George Osborne stuck with a public sector pay cap, despite being warned by civil servants it could trap some children in poverty, it has emerged. The former chancellor limited pay rises to 1% a year until 2019, in his 2015 Budget statement. Internal documents seen by the BBC reveal he was told the move would hit low income families.
The Treasury has released advice given by officials to ministers in 2015 after a request under the Freedom of Information Act by the GMB trade union. The analysis, seen by the BBC, spells out bluntly the predicted consequences of a squeeze on public sector pay.
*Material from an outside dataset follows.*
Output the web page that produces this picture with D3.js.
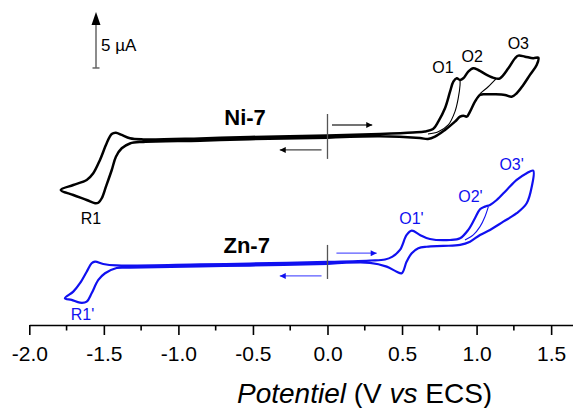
<!DOCTYPE html>
<html>
<head>
<meta charset="utf-8">
<script src="https://cdn.jsdelivr.net/npm/d3@7"></script>
<style>
  body { margin: 0; background: #fff; }
  svg { font-family: "Liberation Sans", Arial, sans-serif; }
</style>
</head>
<body>
<div id="chart"></div>
<script>
// Cyclic voltammograms, potential in V vs ECS, current in µA
// (each curve has its own zero, the curves are stacked with an offset)

// Ni-7 : full cycle, starting at 0 V towards negative potentials
const niPotential = [0.000, -0.520, -0.855, -1.235, -1.325, -1.380, -1.419, -1.447, -1.486, -1.514, -1.537, -1.559, -1.615, -1.705, -1.789,
  -1.705, -1.615, -1.571, -1.526, -1.481, -1.447, -1.419, -1.380, -1.325, -1.235, -0.855, -0.520, 0.000, 0.352, 0.573, 0.654, 0.708,
  0.743, 0.788, 0.822, 0.844, 0.867, 0.889, 0.911, 0.944, 0.978, 1.011, 1.068, 1.123, 1.157, 1.213, 1.258, 1.280, 1.325, 1.380, 1.414,
  1.403, 1.358, 1.313, 1.269, 1.235, 1.190, 1.123, 1.056, 1.023, 0.989, 0.956, 0.934, 0.911, 0.889, 0.855, 0.788, 0.721, 0.674, 0.620,
  0.352, 0.000];
const niCurrent = [-0.07, -0.20, -0.33, -0.44, -0.58, -1.01, -1.76, -2.95, -4.44, -5.47, -5.87, -5.92, -5.63, -5.18, -4.73,
  -4.29, -3.84, -3.24, -2.05, -0.56, 0.27, 0.38, 0.18, -0.12, -0.22, -0.13, 0.00, 0.13, 0.27, 0.40, 0.49, 0.71,
  1.37, 2.56, 4.04, 4.94, 5.24, 5.09, 5.24, 5.83, 6.13, 5.98, 5.54, 5.24, 5.24, 6.13, 7.03, 7.26, 7.17, 7.03, 7.08,
  6.43, 5.54, 4.64, 3.90, 3.60, 3.75, 3.81, 3.81, 3.75, 3.15, 2.26, 1.81, 1.90, 1.81, 1.37, 0.63, 0.03, -0.18, -0.10,
  0.06, -0.07];
// Ni-7 : scans reversed after O1 and after O2
const niRev1Potential = [0.889, 0.889, 0.877, 0.855, 0.810, 0.743, 0.674];
const niRev1Current = [5.09, 4.64, 3.46, 2.26, 1.07, 0.47, 0.27];
const niRev2Potential = [1.130, 1.076, 1.029, 1.003, 0.989];
const niRev2Current = [5.18, 4.46, 3.93, 3.48, 3.15];

// Zn-7 : full cycle
const znPotential = [0.000, -0.520, -0.855, -1.325, -1.414, -1.492, -1.537, -1.582, -1.615, -1.660, -1.716, -1.761,
  -1.705, -1.660, -1.615, -1.582, -1.559, -1.504, -1.414, -0.855, -0.520, 0.000, 0.285, 0.386, 0.433, 0.486, 0.531,
  0.565, 0.620, 0.687, 0.822, 0.889, 0.944, 0.989, 1.023, 1.056, 1.090, 1.135, 1.202, 1.269, 1.336, 1.380,
  1.370, 1.336, 1.269, 1.179, 1.090, 1.023, 0.956, 0.889, 0.777, 0.665, 0.609, 0.565, 0.531, 0.498, 0.464, 0.397,
  0.285, 0.000];
const znCurrent = [0.00, -0.14, -0.22, -0.33, -0.36, -0.83, -1.43, -2.62, -3.37, -3.46, -3.21, -3.06,
  -2.47, -1.72, -0.69, 0.06, 0.21, 0.00, -0.13, -0.04, 0.04, 0.18, 0.31, 0.40, 0.63, 1.25, 2.59,
  2.97, 2.59, 2.23, 2.14, 2.29, 3.04, 4.08, 4.88, 5.12, 5.27, 5.71, 6.61, 7.50, 8.10, 8.33,
  6.90, 5.42, 4.53, 3.78, 3.04, 2.59, 1.99, 1.70, 1.61, 1.54, 1.40, 0.96, 0.21, -0.83, -0.69, -0.24,
  0.10, 0.00];
const znRevPotential = [1.079, 1.056, 1.023, 0.978, 0.922];
const znRevCurrent = [5.12, 4.22, 3.33, 2.59, 2.14];

// peak labels
const niPeaks = ["O1", "O2", "O3", "R1"];
const niPeakPotential = [0.775, 0.971, 1.280, -1.586];
const niPeakCurrent = [5.69, 6.72, 7.83, -7.77];
const znPeaks = ["O1'", "O2'", "O3'", "R1'"];
const znPeakPotential = [0.563, 0.959, 1.235, -1.643];
const znPeakCurrent = [3.57, 5.56, 8.39, -5.00];

const xTicks = [-2.0, -1.5, -1.0, -0.5, 0.0, 0.5, 1.0, 1.5];
const xMinorTicks = [-1.75, -1.25, -0.75, -0.25, 0.25, 0.75, 1.25];

const niOffset = 16.79;  // stacking offset in µA
const znOffset = 5.45;
const scaleBarValue = 5; // µA

const width = 573;
const height = 408;
const axisY = 325;

const svg = d3.select("#chart")
  .append("svg")
  .attr("width", width)
  .attr("height", height);

const defs = svg.append("defs");
function addHead(id, color) {
  defs.append("marker")
    .attr("id", id)
    .attr("viewBox", "0 0 10 10")
    .attr("refX", 10).attr("refY", 5)
    .attr("markerWidth", 11).attr("markerHeight", 6)
    .attr("markerUnits", "userSpaceOnUse")
    .attr("orient", "auto")
    .append("path")
    .attr("d", "M0,0 L10,5 L0,10 Z")
    .attr("fill", color);
}
addHead("headBlack", "#000");
addHead("headBlue", "#1010f0");

const x = d3.scaleLinear().domain([-2.0, 1.65]).range([29.3, 573.5]);
const y = d3.scaleLinear().domain([0, 29.02]).range([axisY, 0]);

// x axis
const xAxis = svg.append("g")
  .attr("transform", `translate(0,${axisY})`)
  .call(d3.axisBottom(x).tickValues(xTicks).tickSize(10).tickSizeOuter(0)
    .tickFormat(d => d.toFixed(1)));
xAxis.select(".domain").attr("stroke-width", 1.6);
xAxis.selectAll(".tick line").attr("stroke-width", 1.6);
xAxis.selectAll(".tick text")
  .attr("y", 21)
  .attr("font-size", "21px")
  .attr("font-family", "Liberation Sans, Arial, sans-serif");

svg.append("g")
  .attr("transform", `translate(0,${axisY})`)
  .selectAll("line")
  .data(xMinorTicks)
  .join("line")
  .attr("x1", d => x(d)).attr("x2", d => x(d))
  .attr("y1", 0).attr("y2", 5.5)
  .attr("stroke", "#000").attr("stroke-width", 1.6);

const title = svg.append("text")
  .attr("x", 364.6).attr("y", 403)
  .attr("text-anchor", "middle")
  .attr("font-size", "28px");
title.append("tspan").attr("font-style", "italic").text("Potentiel");
title.append("tspan").text(" (V ");
title.append("tspan").attr("font-style", "italic").text("vs");
title.append("tspan").text(" ECS)");

// curves
const line = d3.line()
  .x(d => x(d[0]))
  .y(d => y(d[1]))
  .curve(d3.curveCatmullRom.alpha(0.5));

function drawCurve(pot, cur, offset, color, w) {
  svg.append("path")
    .datum(pot.map((p, i) => [p, cur[i] + offset]))
    .attr("d", line)
    .attr("fill", "none")
    .attr("stroke", color)
    .attr("stroke-width", w)
    .attr("stroke-linejoin", "round");
}

drawCurve(niPotential, niCurrent, niOffset, "#000", 2.5);
drawCurve(niRev1Potential, niRev1Current, niOffset, "#000", 1.1);
drawCurve(niRev2Potential, niRev2Current, niOffset, "#000", 1.1);
drawCurve(znPotential, znCurrent, znOffset, "#1010f0", 2.2);
drawCurve(znRevPotential, znRevCurrent, znOffset, "#1010f0", 1.1);

// start markers and scan direction arrows
function scanMarks(offset, top, bottom, upper, lower, lineColor, head) {
  svg.append("line")
    .attr("x1", x(0)).attr("x2", x(0))
    .attr("y1", y(offset + top)).attr("y2", y(offset + bottom))
    .attr("stroke", "#555").attr("stroke-width", 1.3);
  svg.append("line")
    .attr("x1", x(0.03 + upper[0])).attr("x2", x(0.30 + upper[0]))
    .attr("y1", y(offset + upper[1])).attr("y2", y(offset + upper[1]))
    .attr("stroke", lineColor).attr("stroke-width", 1.3)
    .attr("marker-end", `url(#${head})`);
  svg.append("line")
    .attr("x1", x(-0.04)).attr("x2", x(-0.32))
    .attr("y1", y(offset + lower)).attr("y2", y(offset + lower))
    .attr("stroke", lineColor).attr("stroke-width", 1.3)
    .attr("marker-end", `url(#${head})`);
}
scanMarks(niOffset, 2.05, -1.96, [0, 1.07], -1.16, "#444", "headBlack");
scanMarks(znOffset, 1.70, -1.34, [0.03, 0.96], -1.07, "#5a5aff", "headBlue");

// compound names
svg.append("text")
  .attr("x", x(-0.553)).attr("y", y(niOffset + 1.07))
  .attr("text-anchor", "middle").attr("font-size", "22px").attr("font-weight", "bold")
  .text("Ni-7");
svg.append("text")
  .attr("x", x(-0.542)).attr("y", y(znOffset + 0.98))
  .attr("text-anchor", "middle").attr("font-size", "22px").attr("font-weight", "bold")
  .text("Zn-7");

// peak labels
svg.append("g").selectAll("text")
  .data(niPeaks)
  .join("text")
  .attr("x", (d, i) => x(niPeakPotential[i]))
  .attr("y", (d, i) => y(niPeakCurrent[i] + niOffset))
  .attr("text-anchor", "middle").attr("font-size", "16px")
  .text(d => d);
svg.append("g").selectAll("text")
  .data(znPeaks)
  .join("text")
  .attr("x", (d, i) => x(znPeakPotential[i]))
  .attr("y", (d, i) => y(znPeakCurrent[i] + znOffset))
  .attr("text-anchor", "middle").attr("font-size", "16px")
  .attr("fill", "#1010f0")
  .text(d => d);

// current scale bar
const barX = 96;
const barBottom = y(22.95);
const barTop = y(22.95 + scaleBarValue);
svg.append("line")
  .attr("x1", barX).attr("x2", barX)
  .attr("y1", barBottom).attr("y2", barTop + 12)
  .attr("stroke", "#666").attr("stroke-width", 1.5);
svg.append("path")
  .attr("d", `M${barX},${barTop} L${barX - 4.5},${barTop + 13} L${barX + 4.5},${barTop + 13} Z`)
  .attr("fill", "#000");
svg.append("line")
  .attr("x1", barX - 3.5).attr("x2", barX + 3.5)
  .attr("y1", barBottom).attr("y2", barBottom)
  .attr("stroke", "#666").attr("stroke-width", 1.5);
svg.append("text")
  .attr("x", barX + 5).attr("y", barBottom - 17)
  .attr("font-size", "17px")
  .text(scaleBarValue + " µA");
</script>
</body>
</html>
The document says protections for the lowest paid would help reduce the impact - but the plan would amount to a real-terms pay cut for many.
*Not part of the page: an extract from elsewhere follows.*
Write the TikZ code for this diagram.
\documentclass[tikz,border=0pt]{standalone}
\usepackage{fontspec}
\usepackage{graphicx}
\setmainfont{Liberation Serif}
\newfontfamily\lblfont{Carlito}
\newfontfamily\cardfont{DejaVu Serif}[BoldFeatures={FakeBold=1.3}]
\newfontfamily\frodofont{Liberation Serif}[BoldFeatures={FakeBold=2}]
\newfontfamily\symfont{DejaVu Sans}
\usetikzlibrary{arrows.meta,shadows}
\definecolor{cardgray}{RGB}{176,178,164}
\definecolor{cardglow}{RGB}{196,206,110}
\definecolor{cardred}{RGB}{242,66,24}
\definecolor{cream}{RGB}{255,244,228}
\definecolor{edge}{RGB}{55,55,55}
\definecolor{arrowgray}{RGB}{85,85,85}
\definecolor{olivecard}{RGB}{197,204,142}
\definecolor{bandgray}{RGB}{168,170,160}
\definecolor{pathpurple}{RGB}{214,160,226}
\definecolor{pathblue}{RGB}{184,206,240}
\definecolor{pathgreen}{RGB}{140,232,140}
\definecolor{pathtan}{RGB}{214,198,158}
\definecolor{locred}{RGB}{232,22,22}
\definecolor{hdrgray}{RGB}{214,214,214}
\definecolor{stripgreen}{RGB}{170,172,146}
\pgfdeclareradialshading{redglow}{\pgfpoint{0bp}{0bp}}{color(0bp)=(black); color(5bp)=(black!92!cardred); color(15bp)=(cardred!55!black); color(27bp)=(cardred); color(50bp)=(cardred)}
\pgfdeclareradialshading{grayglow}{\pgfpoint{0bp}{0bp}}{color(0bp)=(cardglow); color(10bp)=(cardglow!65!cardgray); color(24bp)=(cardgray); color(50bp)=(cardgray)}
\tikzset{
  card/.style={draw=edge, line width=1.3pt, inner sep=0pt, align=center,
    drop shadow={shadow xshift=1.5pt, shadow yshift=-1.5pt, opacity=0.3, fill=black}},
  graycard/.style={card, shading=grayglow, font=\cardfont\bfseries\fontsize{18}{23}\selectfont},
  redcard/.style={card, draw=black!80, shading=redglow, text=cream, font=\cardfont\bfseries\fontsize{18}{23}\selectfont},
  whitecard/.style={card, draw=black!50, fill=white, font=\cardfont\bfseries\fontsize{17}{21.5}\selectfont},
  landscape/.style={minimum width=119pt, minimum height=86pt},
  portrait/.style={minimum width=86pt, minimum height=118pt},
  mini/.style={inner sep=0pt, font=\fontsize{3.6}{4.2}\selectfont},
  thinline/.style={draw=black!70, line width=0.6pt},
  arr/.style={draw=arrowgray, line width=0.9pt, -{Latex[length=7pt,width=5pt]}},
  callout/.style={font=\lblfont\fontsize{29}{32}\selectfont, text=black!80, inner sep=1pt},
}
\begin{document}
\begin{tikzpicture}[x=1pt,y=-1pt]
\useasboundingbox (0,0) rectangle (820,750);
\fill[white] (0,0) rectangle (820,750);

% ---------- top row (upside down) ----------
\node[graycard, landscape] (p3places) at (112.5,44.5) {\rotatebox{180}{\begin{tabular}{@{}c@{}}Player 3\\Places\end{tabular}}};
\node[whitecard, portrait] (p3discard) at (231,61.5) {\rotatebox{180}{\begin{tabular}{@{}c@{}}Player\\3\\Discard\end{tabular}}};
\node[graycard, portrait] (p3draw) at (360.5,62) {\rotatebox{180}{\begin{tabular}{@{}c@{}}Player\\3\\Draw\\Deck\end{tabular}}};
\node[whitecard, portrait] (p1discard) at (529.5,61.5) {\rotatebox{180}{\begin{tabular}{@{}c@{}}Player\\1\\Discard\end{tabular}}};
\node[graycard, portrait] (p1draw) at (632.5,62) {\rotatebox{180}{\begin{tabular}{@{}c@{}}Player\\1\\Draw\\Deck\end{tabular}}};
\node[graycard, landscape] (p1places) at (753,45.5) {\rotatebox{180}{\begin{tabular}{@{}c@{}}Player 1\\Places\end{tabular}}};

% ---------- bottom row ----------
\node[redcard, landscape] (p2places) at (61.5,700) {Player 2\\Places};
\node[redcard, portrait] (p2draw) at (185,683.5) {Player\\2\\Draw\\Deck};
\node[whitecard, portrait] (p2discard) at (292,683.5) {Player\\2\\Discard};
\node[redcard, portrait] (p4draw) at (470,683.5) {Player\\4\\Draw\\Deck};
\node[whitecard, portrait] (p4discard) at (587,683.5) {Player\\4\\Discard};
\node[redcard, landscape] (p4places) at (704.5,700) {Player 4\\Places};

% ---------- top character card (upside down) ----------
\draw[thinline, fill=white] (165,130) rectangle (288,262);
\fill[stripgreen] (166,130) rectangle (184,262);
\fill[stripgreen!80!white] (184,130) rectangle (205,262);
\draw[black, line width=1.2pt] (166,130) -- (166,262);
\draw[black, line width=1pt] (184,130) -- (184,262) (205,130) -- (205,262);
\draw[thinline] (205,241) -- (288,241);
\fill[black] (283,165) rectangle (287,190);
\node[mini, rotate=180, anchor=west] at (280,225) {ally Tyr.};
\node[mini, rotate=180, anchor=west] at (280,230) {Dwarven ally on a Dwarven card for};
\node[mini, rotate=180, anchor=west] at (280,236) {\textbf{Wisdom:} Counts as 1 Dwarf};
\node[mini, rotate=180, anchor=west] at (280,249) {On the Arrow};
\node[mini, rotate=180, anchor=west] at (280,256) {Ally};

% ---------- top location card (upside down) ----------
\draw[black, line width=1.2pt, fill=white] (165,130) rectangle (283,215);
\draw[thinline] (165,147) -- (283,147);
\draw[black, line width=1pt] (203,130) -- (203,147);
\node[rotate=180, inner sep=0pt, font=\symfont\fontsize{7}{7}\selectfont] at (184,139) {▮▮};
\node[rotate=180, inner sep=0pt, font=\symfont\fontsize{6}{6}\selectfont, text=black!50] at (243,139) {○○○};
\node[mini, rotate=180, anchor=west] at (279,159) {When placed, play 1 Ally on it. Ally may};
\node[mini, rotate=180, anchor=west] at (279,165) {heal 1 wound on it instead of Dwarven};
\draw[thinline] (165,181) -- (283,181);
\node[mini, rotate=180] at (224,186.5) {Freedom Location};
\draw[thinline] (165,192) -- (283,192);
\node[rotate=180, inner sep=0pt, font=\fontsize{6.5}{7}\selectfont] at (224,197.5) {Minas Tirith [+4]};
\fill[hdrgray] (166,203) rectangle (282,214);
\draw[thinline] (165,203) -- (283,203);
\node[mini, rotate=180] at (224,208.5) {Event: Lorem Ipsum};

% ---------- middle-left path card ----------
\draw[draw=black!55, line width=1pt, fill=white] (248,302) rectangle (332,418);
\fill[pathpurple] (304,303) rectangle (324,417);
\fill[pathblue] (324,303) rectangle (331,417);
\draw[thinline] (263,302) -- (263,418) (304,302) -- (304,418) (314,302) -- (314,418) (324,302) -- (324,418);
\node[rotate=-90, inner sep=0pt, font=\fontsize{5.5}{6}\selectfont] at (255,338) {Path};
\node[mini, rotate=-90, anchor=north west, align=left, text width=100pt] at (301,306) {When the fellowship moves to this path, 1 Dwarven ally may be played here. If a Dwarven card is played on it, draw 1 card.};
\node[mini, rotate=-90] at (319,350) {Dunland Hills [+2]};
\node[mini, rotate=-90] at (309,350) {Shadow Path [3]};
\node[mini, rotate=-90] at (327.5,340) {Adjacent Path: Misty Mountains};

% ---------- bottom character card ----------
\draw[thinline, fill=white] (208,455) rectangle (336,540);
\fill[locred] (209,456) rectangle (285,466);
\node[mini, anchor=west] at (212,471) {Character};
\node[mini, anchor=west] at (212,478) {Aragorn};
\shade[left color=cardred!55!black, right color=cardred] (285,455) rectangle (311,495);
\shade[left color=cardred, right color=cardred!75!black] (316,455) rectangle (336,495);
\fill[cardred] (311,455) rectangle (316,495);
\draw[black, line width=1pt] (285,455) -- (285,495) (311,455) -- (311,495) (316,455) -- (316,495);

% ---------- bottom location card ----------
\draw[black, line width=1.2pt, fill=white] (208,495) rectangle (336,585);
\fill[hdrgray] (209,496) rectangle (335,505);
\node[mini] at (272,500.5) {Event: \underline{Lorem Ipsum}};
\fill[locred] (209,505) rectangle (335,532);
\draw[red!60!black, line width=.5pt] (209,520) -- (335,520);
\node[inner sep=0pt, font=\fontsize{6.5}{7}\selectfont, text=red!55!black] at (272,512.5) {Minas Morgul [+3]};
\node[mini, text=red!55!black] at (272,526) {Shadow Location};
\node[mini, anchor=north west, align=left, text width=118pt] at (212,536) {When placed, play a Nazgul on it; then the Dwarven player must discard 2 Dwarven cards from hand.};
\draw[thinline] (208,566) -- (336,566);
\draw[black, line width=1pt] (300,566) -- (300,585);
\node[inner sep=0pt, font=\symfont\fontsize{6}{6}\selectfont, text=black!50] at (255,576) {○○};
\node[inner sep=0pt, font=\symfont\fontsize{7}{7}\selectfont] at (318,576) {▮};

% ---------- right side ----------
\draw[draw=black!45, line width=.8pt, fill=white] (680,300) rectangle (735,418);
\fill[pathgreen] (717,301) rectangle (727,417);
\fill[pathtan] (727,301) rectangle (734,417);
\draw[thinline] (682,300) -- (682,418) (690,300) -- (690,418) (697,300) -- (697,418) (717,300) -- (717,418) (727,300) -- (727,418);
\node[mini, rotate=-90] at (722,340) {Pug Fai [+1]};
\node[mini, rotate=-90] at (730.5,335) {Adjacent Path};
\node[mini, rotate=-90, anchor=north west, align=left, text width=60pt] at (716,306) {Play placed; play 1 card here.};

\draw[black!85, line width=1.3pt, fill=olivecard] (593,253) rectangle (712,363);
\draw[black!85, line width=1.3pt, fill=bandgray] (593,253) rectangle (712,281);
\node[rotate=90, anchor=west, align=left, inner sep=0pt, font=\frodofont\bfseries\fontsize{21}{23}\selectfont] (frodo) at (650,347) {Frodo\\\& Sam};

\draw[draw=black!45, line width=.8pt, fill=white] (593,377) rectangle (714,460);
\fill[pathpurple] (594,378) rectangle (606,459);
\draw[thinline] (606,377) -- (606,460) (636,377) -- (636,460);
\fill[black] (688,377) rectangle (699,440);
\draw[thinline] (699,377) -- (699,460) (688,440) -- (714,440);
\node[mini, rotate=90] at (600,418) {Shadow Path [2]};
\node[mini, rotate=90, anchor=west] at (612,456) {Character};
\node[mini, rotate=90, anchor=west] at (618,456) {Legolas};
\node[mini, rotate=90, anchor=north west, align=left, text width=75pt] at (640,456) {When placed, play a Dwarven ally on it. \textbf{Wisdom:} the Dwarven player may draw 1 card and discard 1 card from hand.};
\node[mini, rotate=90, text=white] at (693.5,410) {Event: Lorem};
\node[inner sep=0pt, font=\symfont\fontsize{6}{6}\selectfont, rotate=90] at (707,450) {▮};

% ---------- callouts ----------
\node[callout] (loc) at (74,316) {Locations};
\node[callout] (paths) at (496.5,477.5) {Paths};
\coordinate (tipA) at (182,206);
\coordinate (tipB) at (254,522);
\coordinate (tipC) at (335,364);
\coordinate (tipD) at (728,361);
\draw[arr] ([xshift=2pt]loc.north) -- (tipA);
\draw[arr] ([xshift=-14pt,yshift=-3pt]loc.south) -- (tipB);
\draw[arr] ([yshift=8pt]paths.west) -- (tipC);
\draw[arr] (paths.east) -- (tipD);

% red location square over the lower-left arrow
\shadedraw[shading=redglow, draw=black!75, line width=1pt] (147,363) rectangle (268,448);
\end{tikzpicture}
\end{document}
"Public sector workers' take home pay is not likely to keep pace with inflation," it says, adding "this could increase financial pressure on families of public sector workers, which may have a negative impact on family relationships."
The internal advice released under FOI points out that while the public sector workforce has many characteristics that are very similar to the workforce as a whole, "there are a higher proportion of female workers than across the whole economy" and "a slightly higher proportion of disabled people than the working population".
The document concludes: "This policy will make it more difficult for low income families with children to access essential goods, and will therefore make it harder for the government to hit the Child Poverty Act targets."
Despite this warning, the then Chancellor George Osborne announced a fresh clampdown on public sector pay in his first Conservative Budget.
"This damning document is a mark of shame on ministers who imposed years of real-term pay cuts on our members in the full knowledge that it would condemn families and children to poverty," Rehana Azam, the GMB General Secretary said.